The author learned that in order to bring in more fans, attract more sponsors and maintain the “professional sport worthy of our athletes,” a new creation must occur. I have read about discussions and meetings to address this “new creation” for the past few years – last year, there was talk of including betting and alcohol at track meets – but so far, nothing groundbreaking occurred. US track and field has a world of success few know about, even in our own country. Perhaps creating a new track and field industry that better caters to athletes’ needs will convince USATF to become a better national governing body, or to shut it down completely and begin anew. It will take work, but it is possible to bring greater focus and attention on the sport, both nationally and internationally.
The Wall Street Journal made a grave error in its title, “Nike Runs Into Trouble on the Track” in its paper yesterday when describing the controversies of USATF’s disqualifications of Gabe Grunewald and Andrew Bumbalough at the most recent US Indoor National Championship in March. The writer’s title suggested that the controversy saw it as a Nike issue, when in reality it is a USATF issue. An article in letsrun.com corrects WSJ by rephrasing the issue as “USATF not caring about the integrity of the sport and not having a system that treats all athletes and coaches equally at national championships.” The sole statement USATF made on the incidents that happened over a month ago was this: “the topics related to Alburquerque are not quick fixes.” The article vehemently opposes this comment by contrasting the simple mistake USATF made with the way the NBA handled its recent mistake. Here’s the comparison: “2 nights ago, the NBA refs made the incorrect call on a goal tending call in overtime of the Dallas Mavericks – Golden State Warriors game with huge playoff implications. The NBA the next day issued a statement saying it was the wrong call.” It was a short statement which acknowledged fault – they might receive a little heat for the bad call, but you won’t see people dwelling over the problems dramatically for over a month…because the problem is solved.
It has been 40 days since the two incidents occurred at the 2014 US Indoor National meet, and the track and field world will not give up until justice occurs. The article notes that WSJ’s picking up of the story may provoke USATF to “get its act together” now that the article debuted in a widely read newspaper. Shamefully, if USATF does act after this negative publicity, it will further demonstrate their disconnect with its athletes, and that it only cares about itself. Threatened boycotts achieved nothing thus far; there is no word on boycotting the USATF National meet, but the possibility lingers.
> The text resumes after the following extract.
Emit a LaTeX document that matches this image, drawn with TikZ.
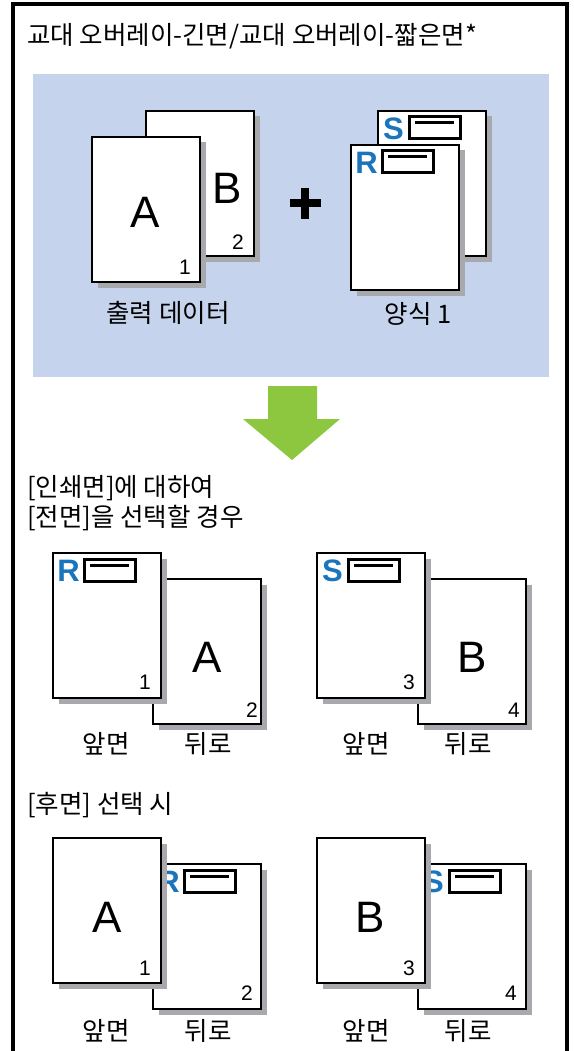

Turning to some positive news this morning, we learn that the IOC’s Coordination Commission is very pleased with Tokyo’s preparations for the 2020 Summer Olympics. Perhaps they should teach Rio how to adequately prepare for the Olympic Games.
The IOC has conducted some serious reshuffling of its executives thanks to its president Thomas Bach. His initiatives will hopefully lead to better international sporting events.
The 2022 Olympic race has become riddled with controversy since Russian Olympic Committee President Alexander Zhukov, “a close ally of Vladimir Putin,” was appointed to head the IOC Evaluation Commission responsible for choosing the 2022 Winter Olympic host. I guess that means Lviv in the Ukraine can kiss its bid good-bye, since Zhukov already expressed his negative sentiment toward Lviv…not to mention the recent events between Russia and the Ukraine still ongoing.